- Born: Hayden Philips November 20, 1940 (age 85) Boston, Massachusetts, USA
- Education: Radcliffe College BA, 1964, Barnard College MA, Hunter College PhD, 1981, CUNY Graduate Center
- Occupation: Author
- Notable work: Frida: A Biography of Frida Kahlo
- Spouse(s): Desmond Heath Phillip Herrera ​ ​(m. 1961, divorced)​
- Relatives: William Phillips

= Hayden Herrera =

Art historian and biographer

Hayden Herrera (née Philips; born November 20, 1940) is an American author and historian. Her book Frida: A Biography of Frida Kahlo was turned into a movie in 2002 and Herrera's biography Arshile Gorky: His Life and Work was named a finalist for the 2004 Pulitzer Prize for Biography or Autobiography.

==Early life and education==
Herrera was born on November 20, 1940 to parents Elizabeth and John Phillips and grandfather William Phillips. Growing up in Vermont, she attended North Country School and The Putney School before enrolling at Radcliffe College. After leaving Radcliffe to pursue painting, she married Harvard University alumni Phillip Herrera in 1961. She returned to schooling and graduated with her Bachelor of Arts from Barnard College in 1964 and her Master's degree from Hunter College.
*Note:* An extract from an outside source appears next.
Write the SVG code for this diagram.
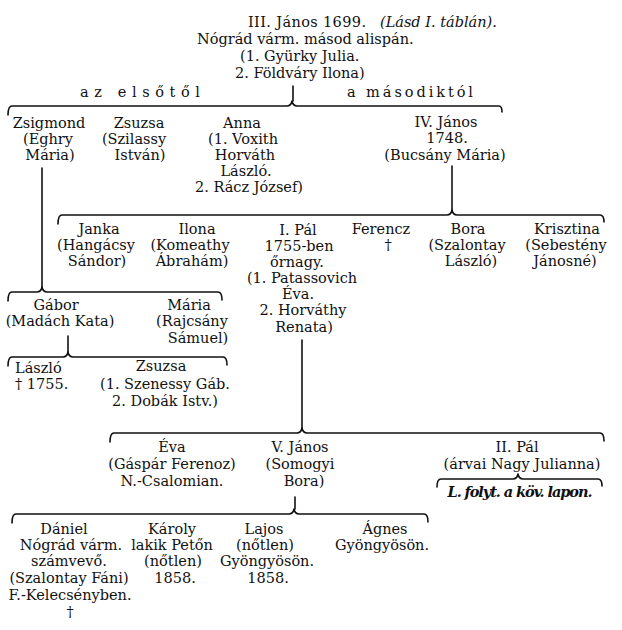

While pursuing her PhD at the Graduate Center of the City University of New York, Herrera travelled to Mexico City with friends who encouraged her to attend Frida Kahlo's art show. She had not heard of Kahlo before. In 1976, she wrote an article about Kahlo, which she submitted to a publishing agency, and centered her thesis around the artist in 1981.

==Career==
Following her graduation, Herrera formally published her thesis as her first book titled Frida: A Biography of Frida Kahlo, which was met with positive reviews from critics. She subsequently published two more books in the 1990s; Mary Frank and Matisse: A Portrait, which earned her a 1996 Guggenheim Fellowship. At the turn of the century, her first book was chosen to be adapted into a studio film Frida starring Salma Hayek. It was a breakthrough role for Hayek, who was nominated for Best Actress for the Academy Award, BAFTA Award, Golden Globe Award, and Screen Actors Guild Award. Two years later, her biography Arshile Gorky: His Life and Work was named a finalist for the 2004 Pulitzer Prize for Biography or Autobiography. Following her divorce, she married psychiatrist Desmond Heath and moved to North Salem, New York.